** BEGIN Input material **

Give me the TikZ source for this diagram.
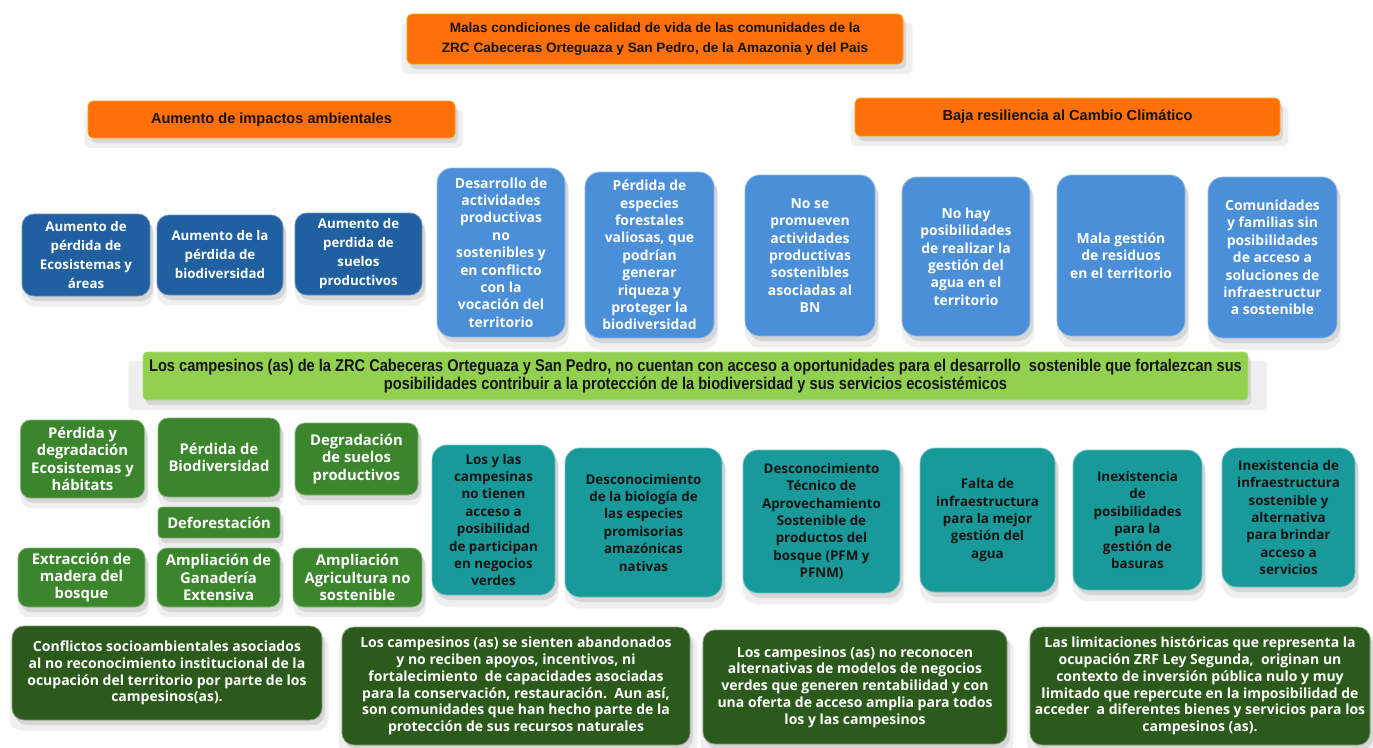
\documentclass[tikz,border=0pt]{standalone}
\usepackage{fontspec}
\setmainfont{Liberation Sans}
\newfontfamily\hdrfont{Liberation Sans}
\newfontfamily\narrowfont{Liberation Sans}[FakeStretch=0.86]
\newfontfamily\boxfont{Open Sans}
\usetikzlibrary{shadows}
\definecolor{orangeA}{HTML}{FF6F0A}
\definecolor{dblue}{HTML}{2060A0}
\definecolor{lblue}{HTML}{4A8FD8}
\definecolor{bgreen}{HTML}{92D050}
\definecolor{mgreen}{HTML}{3B852C}
\definecolor{teal}{HTML}{199A9A}
\definecolor{dgreen}{HTML}{2C5A1C}
\definecolor{darktext}{HTML}{141414}
\tikzset{
  base/.style={inner sep=1pt, align=center, rounded corners=#1,
    general shadow={shadow xshift=2pt, shadow yshift=-9pt, shadow scale=1.03, opacity=0.12, fill=gray},
    drop shadow={shadow xshift=3pt, shadow yshift=-5pt, opacity=0.22, fill=gray}},
  base/.default=10pt,
  orangebox/.style={base=5pt, fill=orangeA, draw=orange!70!yellow, line width=0.6pt,
    text=darktext, font=\hdrfont\bfseries\fontsize{13.6}{20}\selectfont},
  dbluebox/.style={base=12pt, fill=dblue, draw=dblue!70!white, line width=0.8pt,
    text=white, font=\boxfont\bfseries\fontsize{13.3}{19}\selectfont},
  lbluebox/.style={base=15pt, fill=lblue, draw=lblue!60!white, line width=0.8pt,
    text=white, font=\boxfont\bfseries\fontsize{13.9}{17.4}\selectfont},
  bannerbox/.style={base=4pt, fill=bgreen, draw=bgreen!70!white, line width=0.6pt,
    text=darktext, font=\narrowfont\bfseries\fontsize{17}{18.5}\selectfont},
  mgreenbox/.style={base=10pt, fill=mgreen, draw=mgreen!60!white, line width=0.8pt,
    text=white, font=\boxfont\bfseries\fontsize{14.8}{17.3}\selectfont},
  tealbox/.style={base=15pt, fill=teal, draw=teal!60!white, line width=0.8pt,
    text=darktext, font=\boxfont\bfseries\fontsize{13.4}{17.4}\selectfont},
  dgreenbox/.style={base=12pt, fill=dgreen, draw=dgreen!60!white, line width=0.8pt,
    text=white, font=\boxfont\bfseries\fontsize{14}{16.8}\selectfont},
}
\begin{document}
\begin{tikzpicture}[x=1pt, y=-1pt]
\useasboundingbox (0,0) rectangle (1373,747);
\fill[white] (0,0) rectangle (1373,747);

% top effects
\node[orangebox, minimum width=496pt, minimum height=50pt] (top) at (655,39)
  {Malas condiciones de calidad de vida de las comunidades de la\\ZRC Cabeceras Orteguaza y San Pedro, de la Amazonia y del Pais};
\node[orangebox, minimum width=367pt, minimum height=37pt, font=\hdrfont\bfseries\fontsize{14.6}{16}\selectfont] (lefthdr) at (271.5,119.5)
  {Aumento de impactos ambientales};
\node[orangebox, minimum width=425pt, minimum height=38pt, font=\hdrfont\bfseries\fontsize{14.6}{16}\selectfont] (righthdr) at (1067.5,117)
  {Baja resiliencia al Cambio Climático};

% blue row
\node[dbluebox, minimum width=128pt, minimum height=82pt] (b1) at (86,255)
  {Aumento de\\pérdida de\\Ecosistemas y\\áreas};
\node[dbluebox, minimum width=126pt, minimum height=80pt] (b2) at (220,255)
  {Aumento de la\\pérdida de\\biodiversidad};
\node[dbluebox, minimum width=127pt, minimum height=82pt] (b3) at (358.5,254)
  {Aumento de\\perdida de\\suelos\\productivos};

\node[lbluebox, minimum width=128pt, minimum height=169pt] (l1) at (501,252.5)
  {Desarrollo de\\actividades\\productivas\\no\\sostenibles y\\en conflicto\\con la\\vocación del\\territorio};
\node[lbluebox, minimum width=129pt, minimum height=166pt] (l2) at (649.5,255)
  {Pérdida de\\especies\\forestales\\valiosas, que\\podrían\\generar\\riqueza y\\proteger la\\biodiversidad};
\node[lbluebox, minimum width=130pt, minimum height=161pt] (l3) at (810,255.5)
  {No se\\promueven\\actividades\\productivas\\sostenibles\\asociadas al\\BN};
\node[lbluebox, minimum width=128pt, minimum height=159pt] (l4) at (966,256.5)
  {No hay\\posibilidades\\de realizar la\\gestión del\\agua en el\\territorio};
\node[lbluebox, minimum width=128pt, minimum height=161pt] (l5) at (1121,255.5)
  {Mala gestión\\de residuos\\en el territorio};
\node[lbluebox, minimum width=129pt, minimum height=161pt] (l6) at (1272.5,257.5)
  {Comunidades\\y familias sin\\posibilidades\\de acceso a\\soluciones de\\infraestructur\\a sostenible};

% central problem
\node[bannerbox, minimum width=1105pt, minimum height=48pt] (banner) at (695.5,376)
  {Los campesinos (as) de la ZRC Cabeceras Orteguaza y San Pedro, no cuentan con acceso a oportunidades para el desarrollo\ \ sostenible que fortalezcan sus\\posibilidades contribuir a la protección de la biodiversidad y sus servicios ecosistémicos};

% green causes
\node[mgreenbox, minimum width=124pt, minimum height=78pt] (g1) at (82.5,459)
  {Pérdida y\\degradación\\Ecosistemas y\\hábitats};
\node[mgreenbox, minimum width=122pt, minimum height=79pt] (g2) at (219,457.5)
  {Pérdida de\\Biodiversidad};
\node[mgreenbox, minimum width=123pt, minimum height=72pt] (g3) at (356.5,459)
  {Degradación\\de suelos\\productivos};
\node[mgreenbox, minimum width=122pt, minimum height=31pt, rounded corners=4pt] (g4) at (219,522.5)
  {Deforestación};
\node[mgreenbox, minimum width=127pt, minimum height=59pt] (g5) at (81.5,577.5)
  {Extracción de\\madera del\\bosque};
\node[mgreenbox, minimum width=123pt, minimum height=59pt] (g6) at (218.5,577.5)
  {Ampliación de\\Ganadería\\Extensiva};
\node[mgreenbox, minimum width=129pt, minimum height=59pt] (g7) at (357.5,577.5)
  {Ampliación\\Agricultura no\\sostenible};

% teal causes
\node[tealbox, minimum width=123pt, minimum height=150pt] (t1) at (493.5,520)
  {Los y las\\campesinas\\no tienen\\acceso a\\posibilidad\\de participan\\en negocios\\verdes};
\node[tealbox, minimum width=157pt, minimum height=149pt] (t2) at (643.5,522.5)
  {Desconocimiento\\de la biología de\\las especies\\promisorias\\amazónicas\\nativas};
\node[tealbox, minimum width=157pt, minimum height=143pt] (t3) at (821.5,521.5)
  {Desconocimiento\\Técnico de\\Aprovechamiento\\Sostenible de\\productos del\\bosque (PFM y\\PFNM)};
\node[tealbox, minimum width=135pt, minimum height=144pt] (t4) at (987.5,520)
  {Falta de\\infraestructura\\para la mejor\\gestión del\\agua};
\node[tealbox, minimum width=129pt, minimum height=140pt] (t5) at (1137.5,520)
  {Inexistencia\\de\\posibilidades\\para la\\gestión de\\basuras};
\node[tealbox, minimum width=133pt, minimum height=139pt] (t6) at (1288.5,517.5)
  {Inexistencia de\\infraestructura\\sostenible y\\alternativa\\para brindar\\acceso a\\servicios};

% bottom root causes
\node[dgreenbox, minimum width=310pt, minimum height=94pt] (d1) at (167,673)
  {Conflictos socioambientales asociados\\al no reconocimiento institucional de la\\ocupación del territorio por parte de los\\campesinos(as).};
\node[dgreenbox, minimum width=348pt, minimum height=118pt] (d2) at (516,686)
  {Los campesinos (as) se sienten abandonados\\y no reciben apoyos, incentivos, ni\\fortalecimiento\ \ de capacidades asociadas\\para la conservación, restauración.\ \ Aun así,\\son comunidades que han hecho parte de la\\protección de sus recursos naturales};
\node[dgreenbox, minimum width=304pt, minimum height=114pt] (d3) at (855,687)
  {Los campesinos (as) no reconocen\\alternativas de modelos de negocios\\verdes que generen rentabilidad y con\\una oferta de acceso amplia para todos\\los y las campesinos};
\node[dgreenbox, minimum width=340pt, minimum height=118pt] (d4) at (1200,686)
  {Las limitaciones históricas que representa la\\ocupación ZRF Ley Segunda,\ \ originan un\\contexto de inversión pública nulo y muy\\limitado que repercute en la imposibilidad de\\acceder\ \ a diferentes bienes y servicios para los\\campesinos (as).};
\end{tikzpicture}
\end{document}
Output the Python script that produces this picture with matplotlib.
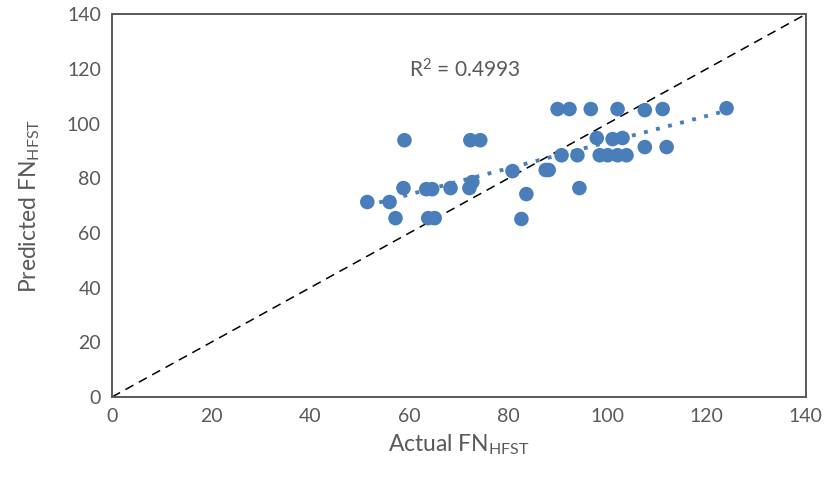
import numpy as np
import matplotlib.pyplot as plt

plt.rcParams['font.family'] = ['Lato', 'DejaVu Sans']
plt.rcParams['mathtext.fontset'] = 'custom'
plt.rcParams['mathtext.rm'] = 'Lato'
plt.rcParams['mathtext.it'] = 'Lato'

# Actual vs predicted FN_HFST
actual = [51.5, 56.0, 57.2, 58.8, 59.0, 63.4, 64.6, 63.8, 65.1, 68.3,
          72.1, 72.7, 72.3, 74.3, 80.8, 82.6, 83.6, 87.5, 88.1, 89.9,
          92.3, 96.6, 102.0, 107.5, 111.1, 124.0, 97.8, 101.0, 103.0, 107.5,
          111.9, 90.7, 93.9, 98.4, 100.0, 102.0, 103.8, 94.3]
predicted = [71.3, 71.3, 65.4, 76.4, 93.9, 76.0, 76.0, 65.4, 65.4, 76.4,
             76.4, 78.6, 93.9, 93.9, 82.6, 65.1, 74.2, 83.0, 83.0, 105.3,
             105.3, 105.3, 105.3, 104.9, 105.3, 105.6, 94.7, 94.3, 94.7, 91.4,
             91.4, 88.4, 88.4, 88.4, 88.4, 88.4, 88.4, 76.4]
ticks = [0, 20, 40, 60, 80, 100, 120, 140]

gray = '#595959'
blue = '#4A7EBB'

fig = plt.figure(figsize=(8.36, 4.88), dpi=100)
ax = fig.add_axes([0.134, 0.1865, 0.830, 0.7845])

# 1:1 line
ax.plot([0, 140], [0, 140], color='black', linestyle=(0, (6, 4)), linewidth=1.1, zorder=1)

# data points
ax.scatter(actual, predicted, s=110, color=blue, edgecolors='none', zorder=3)

# linear trendline
x = np.array(actual)
y = np.array(predicted)
k, b = np.polyfit(x, y, 1)
xs = np.array([x.min(), x.max()])
ax.plot(xs, k * xs + b, color=blue, linestyle=(0, (1, 2.2)), linewidth=2.8, zorder=2)

ax.text(60, 119.5, 'R$^2$ = 0.4993', fontsize=15, color=gray, va='center', ha='left')

ax.set_xlim(0, 140)
ax.set_ylim(0, 140)
ax.set_xticks(ticks)
ax.set_yticks(ticks)
ax.tick_params(length=0, labelsize=14, labelcolor=gray, pad=8)
for s in ax.spines.values():
    s.set_color(gray)
    s.set_linewidth(1.4)

ax.set_xlabel(r'Actual FN$_{\mathrm{HFST}}$', fontsize=16.5, color=gray, labelpad=5)
ax.set_ylabel(r'Predicted FN$_{\mathrm{HFST}}$', fontsize=16.5, color=gray, labelpad=18)

fig.savefig('out.png', dpi=100)
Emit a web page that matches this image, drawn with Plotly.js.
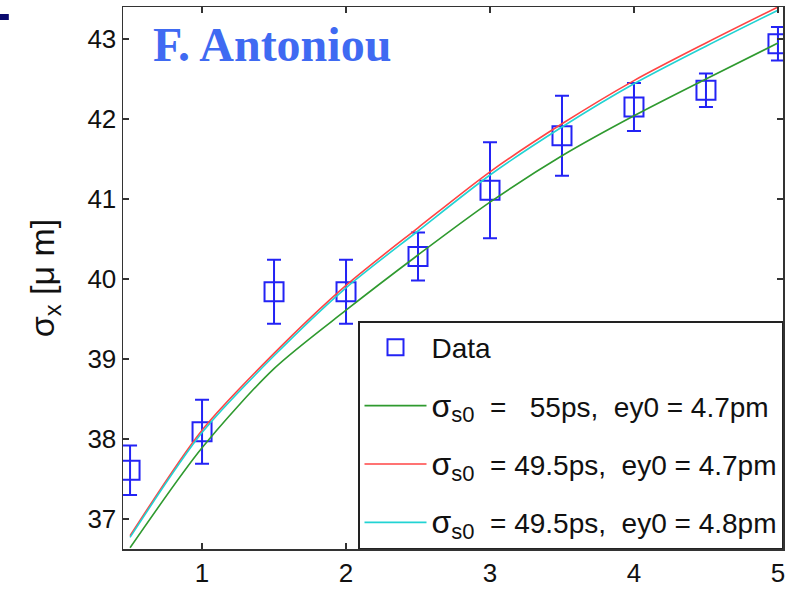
<!DOCTYPE html>
<html>
<head>
<meta charset="utf-8">
<script src="https://cdn.plot.ly/plotly-3.0.1.min.js"></script>
<style>html,body{margin:0;padding:0;background:#fff;}#chart{width:786px;height:590px;}</style>
</head>
<body>
<div id="chart"></div>
<script>
// Measured data
const dataX = [0.5, 1, 1.5, 2, 2.5, 3, 3.5, 4, 4.5, 5];
const dataY = [37.61, 38.09, 39.84, 39.84, 40.28, 41.11, 41.79, 42.15, 42.36, 42.94];
const dataErr = [0.31, 0.40, 0.40, 0.40, 0.30, 0.60, 0.50, 0.30, 0.21, 0.21];

// Model curves
const curveX = [0.5, 1, 1.5, 2, 2.5, 3, 3.5, 4, 4.5, 5];
const green55 = [36.64, 37.89, 38.88, 39.61, 40.30, 40.96, 41.54, 42.04, 42.50, 42.95];
const red495 = [36.79, 38.11, 39.07, 39.92, 40.64, 41.34, 41.94, 42.48, 42.95, 43.40];
const cyan495 = [36.77, 38.08, 39.04, 39.89, 40.60, 41.30, 41.90, 42.44, 42.91, 43.36];

const sig = '<span style="font-size:32px">σ</span><sub><span style="font-size:22px">s0</span></sub>';
const names = [
  'Data',
  sig + '  =   55ps,  ey0 = 4.7pm',
  sig + '  = 49.5ps,  ey0 = 4.7pm',
  sig + '  = 49.5ps,  ey0 = 4.8pm'
];

const blue = '#2323f5';
const traces = [
  {x: dataX, y: dataY, name: names[0], legendgroup: 'g0', type: 'scatter', mode: 'markers',
   marker: {symbol: 'square-open', size: 19, color: blue, line: {width: 2, color: blue}},
   error_y: {type: 'data', array: dataErr, visible: true, color: blue, thickness: 2, width: 7}},
  {x: curveX, y: green55, name: names[1], legendgroup: 'g1', type: 'scatter', mode: 'lines',
   line: {color: '#2f9a2f', width: 1.6, shape: 'spline', smoothing: 0.8}},
  {x: curveX, y: red495, name: names[2], legendgroup: 'g2', type: 'scatter', mode: 'lines',
   line: {color: '#ff4444', width: 1.6, shape: 'spline', smoothing: 0.8}},
  {x: curveX, y: cyan495, name: names[3], legendgroup: 'g3', type: 'scatter', mode: 'lines',
   line: {color: '#22d3d3', width: 1.6, shape: 'spline', smoothing: 0.8}}
];

const layout = {
  width: 786, height: 590,
  margin: {l: 123, r: 3, t: 7, b: 41},
  paper_bgcolor: '#fff', plot_bgcolor: '#fff',
  font: {family: 'Liberation Sans, Arial, sans-serif', color: '#111'},
  showlegend: true,
  legend: {x: 1, y: 0, xanchor: 'right', yanchor: 'bottom', bgcolor: '#fff',
           bordercolor: '#222', borderwidth: 1.5, font: {size: 28, color: '#111'},
           tracegroupgap: 19, itemwidth: 62},
  xaxis: {range: [0.451, 5.035], tickvals: [1, 2, 3, 4, 5], ticktext: ['1', '2', '3', '4', '5'],
          ticks: 'inside', ticklen: 6, tickwidth: 1.3, tickcolor: '#333', mirror: 'ticks',
          showline: true, linecolor: '#333', linewidth: 1.5, showgrid: false, zeroline: false,
          tickfont: {size: 26, color: '#111'}},
  yaxis: {range: [36.625, 43.40], tickvals: [37, 38, 39, 40, 41, 42, 43],
          ticktext: ['37', '38', '39', '40', '41', '42', '43'],
          ticks: 'inside', ticklen: 6, tickwidth: 1.3, tickcolor: '#333', mirror: 'ticks',
          showline: true, linecolor: '#333', linewidth: 1.5, showgrid: false, zeroline: false,
          tickfont: {size: 26, color: '#111'},
          title: {text: 'σ<sub>x</sub> [μ m]', font: {size: 34, color: '#111'}, standoff: 22}},
  annotations: [
    {xref: 'paper', yref: 'paper', x: 0.042, y: 0.93, xanchor: 'left', yanchor: 'middle',
     text: '<b>F. Antoniou</b>', showarrow: false,
     font: {family: 'Liberation Serif, Times New Roman, serif', size: 48, color: '#3f6af2'}}
  ],
  shapes: [
    {type: 'line', xref: 'paper', yref: 'paper', x0: -0.188, x1: -0.173, y0: 0.9815, y1: 0.9815,
     line: {color: '#0a0a6e', width: 6}}
  ]
};

Plotly.newPlot('chart', traces, layout, {displayModeBar: false, staticPlot: true});
</script>
</body>
</html>
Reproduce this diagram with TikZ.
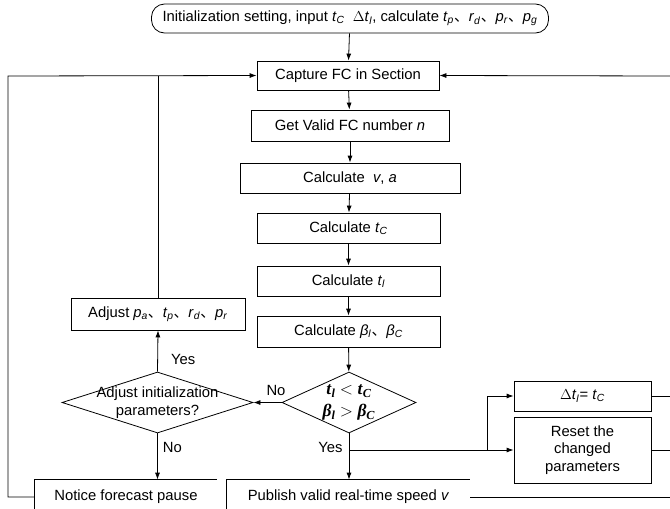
\documentclass[tikz,border=0pt]{standalone}
\usepackage{fontspec}
\setmainfont{Liberation Sans}
\newfontfamily\cjk{Noto Sans CJK SC}
\newfontfamily\condserif{Liberation Serif}
\usetikzlibrary{shapes.geometric}
\usetikzlibrary{arrows.meta}
\newcommand{\sv}[2]{\textit{#1}\textsubscript{\textit{#2}}}
\newcommand{\dun}{{\cjk 、}}

\begin{document}
\begin{tikzpicture}[x=1pt,y=-1pt,
	line width=0.8pt,
	every node/.style={font=\fontsize{14.8}{17.5}\selectfont},
	box/.style={draw,rectangle,inner sep=2pt,minimum height=30pt},
	startbox/.style={draw,rectangle,rounded corners=13pt,minimum width=397pt,minimum height=29pt,inner sep=1pt},
	choice/.style={draw,diamond,inner sep=0pt},
	lab/.style={inner sep=1pt},
	arr/.style={-{Latex[length=7pt,width=5pt]}}]
	\clip (0,0) rectangle (670,509);
	\node[startbox] (start) at (350,18.5) {Initialization setting, input \sv{t}{C}\ \ $\Delta$\sv{t}{l}, calculate \sv{t}{p}\dun\sv{r}{d}\dun\sv{p}{r}\dun\sv{p}{g}};
	\node[box,minimum width=182pt,minimum height=29pt] (capture) at (348,75.5) {Capture FC in Section};
	\node[box,minimum width=198pt,minimum height=31pt] (getvalid) at (350,125.5) {Get Valid FC number \textit{n}};
	\node[box,minimum width=220pt] (calcva) at (350,178) {Calculate\ \ \textit{v}, \textit{a}};
	\node[box,minimum width=183pt] (calctc) at (348.5,228) {Calculate \sv{t}{C}};
	\node[box,minimum width=183pt] (calctl) at (348.5,281) {Calculate \sv{t}{l}};
	\node[box,minimum width=183pt,minimum height=31pt] (calcbeta) at (348.5,331.5) {Calculate \sv{β}{l}\dun\sv{β}{C}};
	\node[choice,minimum width=134pt,minimum height=61pt] (judge) at (349,402.5) {};
	\node[lab,align=center,font=\condserif\bfseries\fontsize{17.5}{22}\selectfont] (judgetxt) at (judge) {\sv{t}{l} $<$ \sv{t}{C}\\\sv{β}{l} $>$ \sv{β}{C}};
	\node[choice,minimum width=191pt,minimum height=61pt] (askadj) at (157.5,402.5) {};
	\node[lab,align=center] (asktxt) at (askadj) {Adjust initialization\\parameters?};
	\node[box,minimum width=174pt,minimum height=32pt] (adjust) at (158,314) {Adjust \sv{p}{a}\dun\sv{t}{p}\dun\sv{r}{d}\dun\sv{p}{r}};
	\node[box,minimum width=137pt] (dt) at (582.5,396) {$\Delta$\sv{t}{l}= \sv{t}{C}};
	\node[box,minimum width=137pt,minimum height=66pt,align=center] (reset) at (582.5,450) {Reset the\\changed\\parameters};
	\node[minimum width=182pt,minimum height=34pt] (notice) at (126,497) {Notice forecast pause};
	\node[minimum width=243pt,minimum height=34pt] (publish) at (348.5,497) {Publish valid real-time speed \textit{v}};
	\draw (notice.south west) -- (notice.north west) -- (notice.north east);
	\draw (publish.south west) -- (publish.north west) -- (publish.north east);
	\coordinate (lefttop) at (8,76);
	\coordinate (righttop) at (670,76);
	\coordinate (fork) at (487,450);
	\draw[arr] (start) -- (capture);
	\draw[arr] (capture) -- (getvalid);
	\draw[arr] (getvalid) -- (calcva);
	\draw[arr] (calcva) -- (calctc);
	\draw[arr] (calctc) -- (calctl);
	\draw[arr] (calctl) -- (calcbeta);
	\draw[arr] (calcbeta) -- (judge);
	\draw[arr] (judge.west) -- (askadj.east) node[lab,pos=0.2,above=5pt] (nolabel) {No};
	\draw[arr] (askadj.north) -- (adjust.south) node[lab,pos=0.3,right=12pt] (yeslabel) {Yes};
	\draw[arr] (askadj.south) -- (askadj.south |- notice.north) node[lab,pos=0.3,right=4pt] (nolabeltwo) {No};
	\draw[arr] (judge.south) -- (judge.south |- publish.north) node[lab,pos=0.3,left=5pt] (yeslabeltwo) {Yes};
	\draw[arr] (judge.south |- fork) -- (reset.west);
	\draw[arr] (fork) |- (dt.west);
	\draw[arr] (notice.west) -| (lefttop) -- (capture.west);
	\draw (adjust.north) -- (adjust.north |- lefttop);
	\draw[arr] (righttop) -- (capture.east);
	\draw (dt.east) -- (dt.east -| righttop);
	\draw (reset.east) -- (reset.east -| righttop);
	\draw (publish.east) -- (publish.east -| righttop);
\end{tikzpicture}
\end{document}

** END Input material **

Task to carry out: Repeat exactly, and only, the entries from the line with "Emit a web page" through the line with "0.30, 0.21, 0.21];". Pictures are skipped.

Task result:
Emit a web page that matches this image, drawn with Plotly.js.
<!DOCTYPE html>
<html>
<head>
<meta charset="utf-8">
<script src="https://cdn.plot.ly/plotly-3.0.1.min.js"></script>
<style>html,body{margin:0;padding:0;background:#fff;}#chart{width:786px;height:590px;}</style>
</head>
<body>
<div id="chart"></div>
<script>
// Measured data
const dataX = [0.5, 1, 1.5, 2, 2.5, 3, 3.5, 4, 4.5, 5];
const dataY = [37.61, 38.09, 39.84, 39.84, 40.28, 41.11, 41.79, 42.15, 42.36, 42.94];
const dataErr = [0.31, 0.40, 0.40, 0.40, 0.30, 0.60, 0.50, 0.30, 0.21, 0.21];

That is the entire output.